1. If we assign each validator (uniformly and independently at random) one of K partitions, what are the odds that:
   1. no partition has more than x faulty validators?
   2. every partition has at least y non-faulty validators?
   3. no partition has a ratio of faulty validators / non-faulty validators greater than z?
   4. no partition is empty?
2. If we choose K (possibly overlapping) subsets of validators (uniformly at random), each of size S, what are the odds that:
   1. no subset has more than x faulty validators?
   2. every subset has at least y non-faulty validators?
   3. no subset has a ratio of faulty validators / non-faulty validators greater than z?
   4. every validator is in a subset?
   5. Is there anything convenient about the special case where K×S=N?
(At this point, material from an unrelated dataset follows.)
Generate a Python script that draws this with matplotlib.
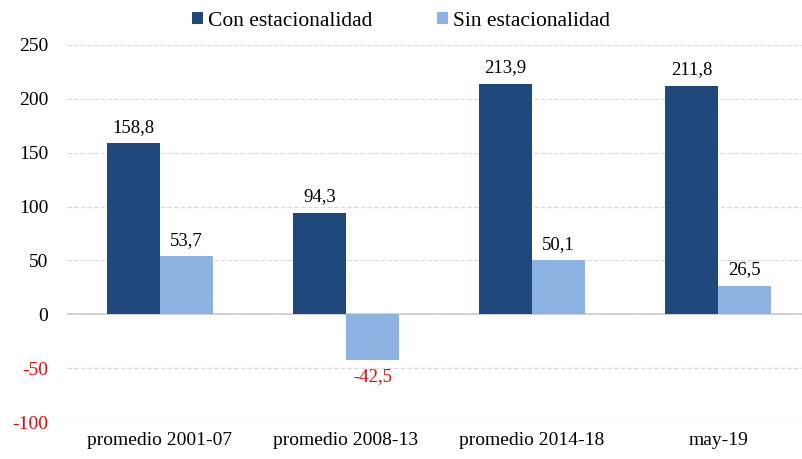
import matplotlib.pyplot as plt
import numpy as np

plt.rcParams['font.family'] = ['Liberation Serif', 'DejaVu Serif']

categorias = ["promedio 2001-07", "promedio 2008-13", "promedio 2014-18", "may-19"]
con_estac = [158.8, 94.3, 213.9, 211.8]
sin_estac = [53.7, -42.5, 50.1, 26.5]
yticks = [-100, -50, 0, 50, 100, 150, 200, 250]

c_dark = "#1F497D"
c_light = "#8DB3E2"

fig = plt.figure(figsize=(8.03, 4.59), dpi=100)
ax = fig.add_axes([0.0834, 0.0806, 0.9166, 0.8214])

x = np.arange(len(categorias))
w = 0.285
ax.bar(x - w / 2, con_estac, w, color=c_dark, label="Con estacionalidad", zorder=3)
ax.bar(x + w / 2, sin_estac, w, color=c_light, label="Sin estacionalidad", zorder=3)

# etiquetas de datos
for xi, v in zip(x - w / 2, con_estac):
    ax.text(xi, v + 7, f"{v:.1f}".replace(".", ","), ha="center", va="bottom", fontsize=13.5)
for xi, v in zip(x + w / 2, sin_estac):
    if v >= 0:
        ax.text(xi, v + 7, f"{v:.1f}".replace(".", ","), ha="center", va="bottom", fontsize=13.5)
    else:
        ax.text(xi, v - 7, f"{v:.1f}".replace(".", ","), ha="center", va="top",
                fontsize=13.5, color="red")

ax.set_ylim(-100, 250)
ax.set_xlim(-0.5, 3.456)
ax.set_yticks(yticks)
ax.set_yticklabels([str(t) for t in yticks], fontsize=14)
for lab, t in zip(ax.get_yticklabels(), yticks):
    if t < 0:
        lab.set_color("red")
ax.set_xticks(x)
ax.set_xticklabels(categorias, fontsize=14)
ax.tick_params(axis="y", length=0, pad=13.5)
ax.tick_params(axis="x", length=0, pad=7)

ax.yaxis.grid(True, linestyle=(0, (4, 2)), color="#D9D9D9", linewidth=0.8, zorder=0)
ax.axhline(0, color="#D0D0D0", linewidth=1.3, zorder=2)
for s in ax.spines.values():
    s.set_visible(False)

ax.legend(loc="upper center", bbox_to_anchor=(0.454, 1.14), ncol=2, frameon=False,
          fontsize=15.5, handlelength=0.5, handleheight=0.5, handletextpad=0.25,
          columnspacing=3.0)

fig.savefig("out.png", dpi=100)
3. If we (uniformly at random) partition the validators into K (non-overlapping) partitions, each of size S (so K×S=N), what are the odds that:
   1. no partition has more than x faulty validators?
   2. every partition has at least y non-faulty validators?
   3. no partition has a ratio of faulty validators / non-faulty validators greater than z?
   4. what if instead of all being size S, each partition has size S or S+1, and K×S<N< K×(S+1)?

These seem like classic Balls & Bins problems, but I don't know the answers.

These probabilities could be important in calculating the odds that a randomly-selected "shard" of validators is correct.